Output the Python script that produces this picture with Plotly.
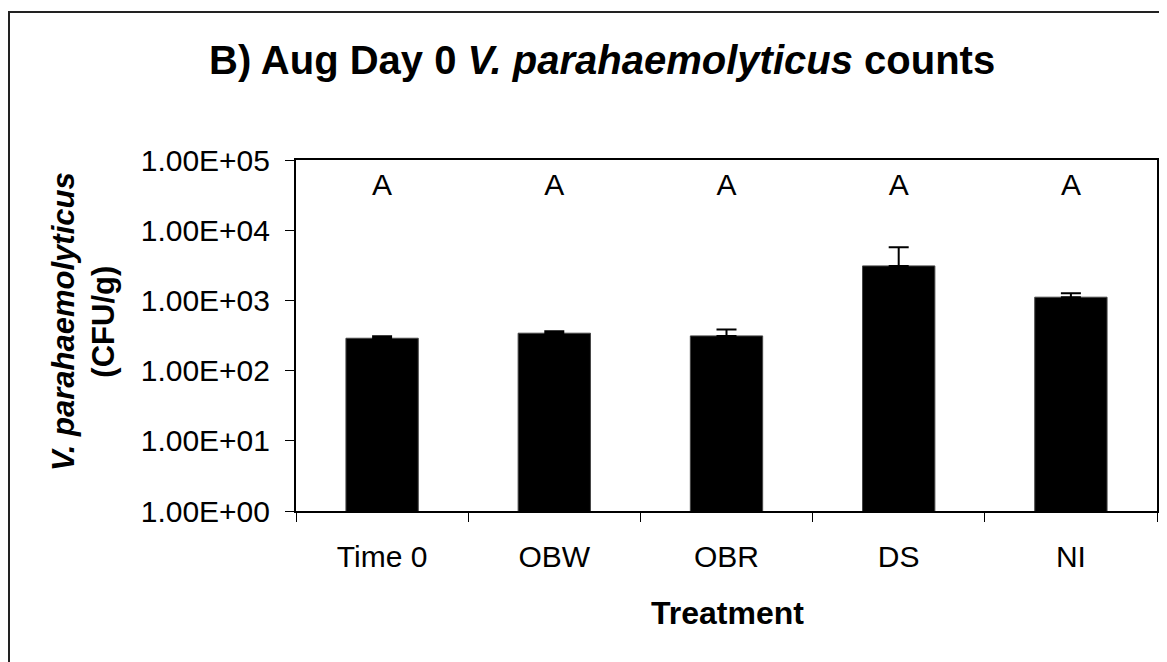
import plotly.graph_objects as go

categories = ["Time 0", "OBW", "OBR", "DS", "NI"]
means = [289, 341, 312, 3100, 1111]
err_up = [20, 23, 72, 2630, 156]
letters = ["A", "A", "A", "A", "A"]
letter_y = [40000] * 5
tick_vals = [1, 10, 100, 1000, 10000, 100000]
tick_text = ["1.00E+00", "1.00E+01", "1.00E+02", "1.00E+03", "1.00E+04", "1.00E+05"]

W, H = 1167, 662
OFF = 8  # page body margin
# target screen positions of plot area
SX0, SX1, SY0, SY1 = 296, 1157, 160, 511
L, T = SX0 - OFF, SY0 - OFF
R = W - (SX1 - OFF)
B = H - (SY1 - OFF)
pw, ph = SX1 - SX0, SY1 - SY0

def px_x(p):
    return (p - SX0) / pw

def px_y(p):
    return (SY1 - p) / ph

FONT = "Arial"

fig = go.Figure()
fig.add_trace(go.Bar(
    x=categories, y=means,
    marker=dict(color="black", line=dict(color="#444", width=1)),
    width=0.42,
    error_y=dict(type="data", symmetric=False, array=err_up,
                 arrayminus=[0] * len(err_up), color="black",
                 thickness=2, width=10),
    showlegend=False,
))
fig.add_trace(go.Scatter(
    x=categories, y=letter_y, mode="text", text=letters,
    textfont=dict(family=FONT, size=30, color="black"),
    showlegend=False, hoverinfo="skip",
))

fig.update_layout(
    width=W, height=H,
    margin=dict(l=L, r=R, t=T, b=B),
    paper_bgcolor="white", plot_bgcolor="white",
    font=dict(family=FONT, color="black"),
    bargap=0.58,
)
fig.update_xaxes(
    type="category", showline=True, linecolor="black", linewidth=2,
    mirror=True, ticks="outside", ticklen=9, tickcolor="black",
    tickson="boundaries", tickfont=dict(family=FONT, size=30),
    ticklabelstandoff=18, showgrid=False,
)
fig.update_yaxes(
    type="log", range=[0, 5], showline=True, linecolor="black", linewidth=2,
    mirror=True, ticks="outside", ticklen=9, tickcolor="black",
    tickvals=tick_vals, ticktext=tick_text,
    tickfont=dict(family=FONT, size=30), ticklabelstandoff=9,
    showgrid=False, zeroline=False,
)
fig.add_annotation(
    text="<b>B) Aug Day 0 <i>V. parahaemolyticus</i> counts</b>",
    xref="paper", yref="paper", x=px_x(602), y=px_y(60),
    xanchor="center", yanchor="middle", showarrow=False,
    font=dict(family=FONT, size=40, color="black"),
)
fig.add_annotation(
    text="<b><i>V. parahaemolyticus</i></b><br><b>(CFU/g)</b>",
    textangle=-90, xref="paper", yref="paper",
    x=px_x(83), y=px_y(322), xanchor="center", yanchor="middle",
    showarrow=False, font=dict(family=FONT, size=31, color="black"),
)
fig.add_annotation(
    text="<b>Treatment</b>", xref="paper", yref="paper",
    x=px_x(727), y=px_y(613), xanchor="center", yanchor="middle",
    showarrow=False, font=dict(family=FONT, size=32, color="black"),
)
fig.add_shape(
    type="rect", xref="paper", yref="paper",
    x0=px_x(9), y0=px_y(12), x1=px_x(W + 40), y1=px_y(H + 40),
    line=dict(color="#222", width=2), fillcolor="rgba(0,0,0,0)", layer="below",
)

fig.write_html("out.html")
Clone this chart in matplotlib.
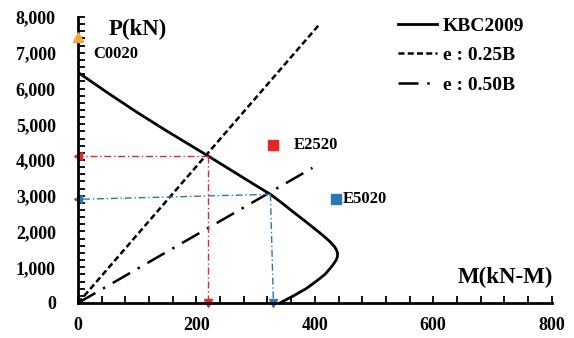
import matplotlib.pyplot as plt
from matplotlib.ticker import MultipleLocator, FuncFormatter

plt.rcParams['font.family'] = ['Liberation Serif', 'DejaVu Serif']
plt.rcParams['font.weight'] = 'bold'

# KBC2009 interaction curve (M, P)
kbc_m = [0, 50, 100, 150, 200, 220, 260, 300, 325, 345, 364, 382, 398, 413,
         426, 433, 437, 438.5, 438, 436, 432, 427, 417, 403, 386, 364, 341]
kbc_p = [6450, 5880, 5330, 4810, 4310, 4110, 3700, 3290, 3040, 2790, 2540,
         2310, 2100, 1900, 1710, 1580, 1470, 1380, 1290, 1200, 1100, 990, 800,
         615, 410, 200, 0]

# eccentricity lines
e25_m = [0, 408]
e25_p = [0, 7800]
e50_m = [0, 396]
e50_p = [0, 3780]

# test points
pts_name = ['C0020', 'E2520', 'E5020']
pts_m = [0, 329, 435]
pts_p = [7450, 4420, 2900]
pts_color = ['#f2a93b', '#e8262a', '#2e75b6']
pts_marker = ['^', 's', 's']

# guide lines (intersections)
red_m = [220, 0]
red_p = [4110, 4110]
red_vm = [220, 220]
red_vp = [4110, 0]
blue_m = [325, 0]
blue_p = [3040, 2900]
blue_vm = [325, 330]
blue_vp = [3040, 0]

fig = plt.figure(figsize=(5.74, 3.38), dpi=100)
ax = fig.add_axes([0.136, 0.1036, 0.825, 0.846])

ax.plot(kbc_m, kbc_p, color='black', lw=2, label='KBC2009', solid_joinstyle='round')
ax.plot(e25_m, e25_p, color='black', lw=1.8, linestyle=(0, (2.4, 1.3)), label='e : 0.25B')
ax.plot(e50_m, e50_p, color='black', lw=1.8, linestyle=(0, (8, 3.5, 1, 3.5)), label='e : 0.50B')

gl = (0, (5, 2, 1, 2))
ax.plot(red_m, red_p, color='#e8262a', lw=1, linestyle=gl)
ax.plot(red_vm, red_vp, color='#e8262a', lw=1, linestyle=gl)
ax.plot(blue_m, blue_p, color='#2e75b6', lw=1, linestyle=gl)
ax.plot(blue_vm, blue_vp, color='#2e75b6', lw=1, linestyle=gl)
ax.plot([red_m[-1]], [red_p[-1]], marker='<', color='#e8262a', ms=6, clip_on=False)
ax.plot([red_vm[-1]], [red_vp[-1]], marker='v', color='#e8262a', ms=6, clip_on=False)
ax.plot([blue_m[-1]], [blue_p[-1]], marker='<', color='#2e75b6', ms=6, clip_on=False)
ax.plot([blue_vm[-1]], [blue_vp[-1]], marker='v', color='#2e75b6', ms=6, clip_on=False)

for n, m, p, c, mk in zip(pts_name, pts_m, pts_p, pts_color, pts_marker):
    ax.plot([m], [p], marker=mk, color=c, ms=7, clip_on=False, zorder=5)

ax.text(25, 6960, 'C0020', fontsize=12, fontweight='bold', va='center', ha='left')
ax.text(364, 4420, 'E2520', fontsize=12, fontweight='bold', va='center', ha='left')
ax.text(448, 2900, 'E5020', fontsize=12, fontweight='bold', va='center', ha='left')
ax.text(51, 7640, 'P(kN)', fontsize=16.5, fontweight='bold', va='center', ha='left')
ax.text(803, 710, 'M(kN-M)', fontsize=16.5, fontweight='bold', va='center', ha='right')

ax.set_xlim(0, 800)
ax.set_ylim(0, 8000)
ax.xaxis.set_major_locator(MultipleLocator(200))
ax.xaxis.set_minor_locator(MultipleLocator(40))
ax.yaxis.set_major_locator(MultipleLocator(1000))
ax.yaxis.set_minor_locator(MultipleLocator(200))
ax.yaxis.set_major_formatter(FuncFormatter(lambda v, p: f'{int(v):,}'))
ax.tick_params(which='both', direction='in', length=5, width=1.3, labelsize=13)
ax.tick_params(axis='y', pad=16)
ax.tick_params(axis='x', pad=10)
for lab in ax.get_xticklabels() + ax.get_yticklabels():
    lab.set_fontweight('bold')
for s in ['top', 'right']:
    ax.spines[s].set_visible(False)
for s in ['left', 'bottom']:
    ax.spines[s].set_linewidth(2)

leg = ax.legend(loc='upper right', bbox_to_anchor=(0.979, 1.06), frameon=False,
                prop={'size': 14, 'weight': 'bold'}, handlelength=2.0,
                handletextpad=0.3, labelspacing=0.6)

plt.savefig('out.png', dpi=100)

_ _ _ _ _

== What is needed ==
Retype all the records shown above, character for character. Omit every picture.

== Reply ==
Output the Python script that produces this picture with Plotly.
import plotly.graph_objects as go

categories = ["Time 0", "OBW", "OBR", "DS", "NI"]
means = [289, 341, 312, 3100, 1111]
err_up = [20, 23, 72, 2630, 156]
letters = ["A", "A", "A", "A", "A"]
letter_y = [40000] * 5
tick_vals = [1, 10, 100, 1000, 10000, 100000]
tick_text = ["1.00E+00", "1.00E+01", "1.00E+02", "1.00E+03", "1.00E+04", "1.00E+05"]

W, H = 1167, 662
OFF = 8  # page body margin
# target screen positions of plot area
SX0, SX1, SY0, SY1 = 296, 1157, 160, 511
L, T = SX0 - OFF, SY0 - OFF
R = W - (SX1 - OFF)
B = H - (SY1 - OFF)
pw, ph = SX1 - SX0, SY1 - SY0

def px_x(p):
    return (p - SX0) / pw

def px_y(p):
    return (SY1 - p) / ph

FONT = "Arial"

fig = go.Figure()
fig.add_trace(go.Bar(
    x=categories, y=means,
    marker=dict(color="black", line=dict(color="#444", width=1)),
    width=0.42,
    error_y=dict(type="data", symmetric=False, array=err_up,
                 arrayminus=[0] * len(err_up), color="black",
                 thickness=2, width=10),
    showlegend=False,
))
fig.add_trace(go.Scatter(
    x=categories, y=letter_y, mode="text", text=letters,
    textfont=dict(family=FONT, size=30, color="black"),
    showlegend=False, hoverinfo="skip",
))

fig.update_layout(
    width=W, height=H,
    margin=dict(l=L, r=R, t=T, b=B),
    paper_bgcolor="white", plot_bgcolor="white",
    font=dict(family=FONT, color="black"),
    bargap=0.58,
)
fig.update_xaxes(
    type="category", showline=True, linecolor="black", linewidth=2,
    mirror=True, ticks="outside", ticklen=9, tickcolor="black",
    tickson="boundaries", tickfont=dict(family=FONT, size=30),
    ticklabelstandoff=18, showgrid=False,
)
fig.update_yaxes(
    type="log", range=[0, 5], showline=True, linecolor="black", linewidth=2,
    mirror=True, ticks="outside", ticklen=9, tickcolor="black",
    tickvals=tick_vals, ticktext=tick_text,
    tickfont=dict(family=FONT, size=30), ticklabelstandoff=9,
    showgrid=False, zeroline=False,
)
fig.add_annotation(
    text="<b>B) Aug Day 0 <i>V. parahaemolyticus</i> counts</b>",
    xref="paper", yref="paper", x=px_x(602), y=px_y(60),
    xanchor="center", yanchor="middle", showarrow=False,
    font=dict(family=FONT, size=40, color="black"),
)
fig.add_annotation(
    text="<b><i>V. parahaemolyticus</i></b><br><b>(CFU/g)</b>",
    textangle=-90, xref="paper", yref="paper",
    x=px_x(83), y=px_y(322), xanchor="center", yanchor="middle",
    showarrow=False, font=dict(family=FONT, size=31, color="black"),
)
fig.add_annotation(
    text="<b>Treatment</b>", xref="paper", yref="paper",
    x=px_x(727), y=px_y(613), xanchor="center", yanchor="middle",
    showarrow=False, font=dict(family=FONT, size=32, color="black"),
)
fig.add_shape(
    type="rect", xref="paper", yref="paper",
    x0=px_x(9), y0=px_y(12), x1=px_x(W + 40), y1=px_y(H + 40),
    line=dict(color="#222", width=2), fillcolor="rgba(0,0,0,0)", layer="below",
)

fig.write_html("out.html")
Clone this chart in matplotlib.
import matplotlib.pyplot as plt
from matplotlib.ticker import MultipleLocator, FuncFormatter

plt.rcParams['font.family'] = ['Liberation Serif', 'DejaVu Serif']
plt.rcParams['font.weight'] = 'bold'

# KBC2009 interaction curve (M, P)
kbc_m = [0, 50, 100, 150, 200, 220, 260, 300, 325, 345, 364, 382, 398, 413,
         426, 433, 437, 438.5, 438, 436, 432, 427, 417, 403, 386, 364, 341]
kbc_p = [6450, 5880, 5330, 4810, 4310, 4110, 3700, 3290, 3040, 2790, 2540,
         2310, 2100, 1900, 1710, 1580, 1470, 1380, 1290, 1200, 1100, 990, 800,
         615, 410, 200, 0]

# eccentricity lines
e25_m = [0, 408]
e25_p = [0, 7800]
e50_m = [0, 396]
e50_p = [0, 3780]

# test points
pts_name = ['C0020', 'E2520', 'E5020']
pts_m = [0, 329, 435]
pts_p = [7450, 4420, 2900]
pts_color = ['#f2a93b', '#e8262a', '#2e75b6']
pts_marker = ['^', 's', 's']

# guide lines (intersections)
red_m = [220, 0]
red_p = [4110, 4110]
red_vm = [220, 220]
red_vp = [4110, 0]
blue_m = [325, 0]
blue_p = [3040, 2900]
blue_vm = [325, 330]
blue_vp = [3040, 0]

fig = plt.figure(figsize=(5.74, 3.38), dpi=100)
ax = fig.add_axes([0.136, 0.1036, 0.825, 0.846])

ax.plot(kbc_m, kbc_p, color='black', lw=2, label='KBC2009', solid_joinstyle='round')
ax.plot(e25_m, e25_p, color='black', lw=1.8, linestyle=(0, (2.4, 1.3)), label='e : 0.25B')
ax.plot(e50_m, e50_p, color='black', lw=1.8, linestyle=(0, (8, 3.5, 1, 3.5)), label='e : 0.50B')

gl = (0, (5, 2, 1, 2))
ax.plot(red_m, red_p, color='#e8262a', lw=1, linestyle=gl)
ax.plot(red_vm, red_vp, color='#e8262a', lw=1, linestyle=gl)
ax.plot(blue_m, blue_p, color='#2e75b6', lw=1, linestyle=gl)
ax.plot(blue_vm, blue_vp, color='#2e75b6', lw=1, linestyle=gl)
ax.plot([red_m[-1]], [red_p[-1]], marker='<', color='#e8262a', ms=6, clip_on=False)
ax.plot([red_vm[-1]], [red_vp[-1]], marker='v', color='#e8262a', ms=6, clip_on=False)
ax.plot([blue_m[-1]], [blue_p[-1]], marker='<', color='#2e75b6', ms=6, clip_on=False)
ax.plot([blue_vm[-1]], [blue_vp[-1]], marker='v', color='#2e75b6', ms=6, clip_on=False)

for n, m, p, c, mk in zip(pts_name, pts_m, pts_p, pts_color, pts_marker):
    ax.plot([m], [p], marker=mk, color=c, ms=7, clip_on=False, zorder=5)

ax.text(25, 6960, 'C0020', fontsize=12, fontweight='bold', va='center', ha='left')
ax.text(364, 4420, 'E2520', fontsize=12, fontweight='bold', va='center', ha='left')
ax.text(448, 2900, 'E5020', fontsize=12, fontweight='bold', va='center', ha='left')
ax.text(51, 7640, 'P(kN)', fontsize=16.5, fontweight='bold', va='center', ha='left')
ax.text(803, 710, 'M(kN-M)', fontsize=16.5, fontweight='bold', va='center', ha='right')

ax.set_xlim(0, 800)
ax.set_ylim(0, 8000)
ax.xaxis.set_major_locator(MultipleLocator(200))
ax.xaxis.set_minor_locator(MultipleLocator(40))
ax.yaxis.set_major_locator(MultipleLocator(1000))
ax.yaxis.set_minor_locator(MultipleLocator(200))
ax.yaxis.set_major_formatter(FuncFormatter(lambda v, p: f'{int(v):,}'))
ax.tick_params(which='both', direction='in', length=5, width=1.3, labelsize=13)
ax.tick_params(axis='y', pad=16)
ax.tick_params(axis='x', pad=10)
for lab in ax.get_xticklabels() + ax.get_yticklabels():
    lab.set_fontweight('bold')
for s in ['top', 'right']:
    ax.spines[s].set_visible(False)
for s in ['left', 'bottom']:
    ax.spines[s].set_linewidth(2)

leg = ax.legend(loc='upper right', bbox_to_anchor=(0.979, 1.06), frameon=False,
                prop={'size': 14, 'weight': 'bold'}, handlelength=2.0,
                handletextpad=0.3, labelspacing=0.6)

plt.savefig('out.png', dpi=100)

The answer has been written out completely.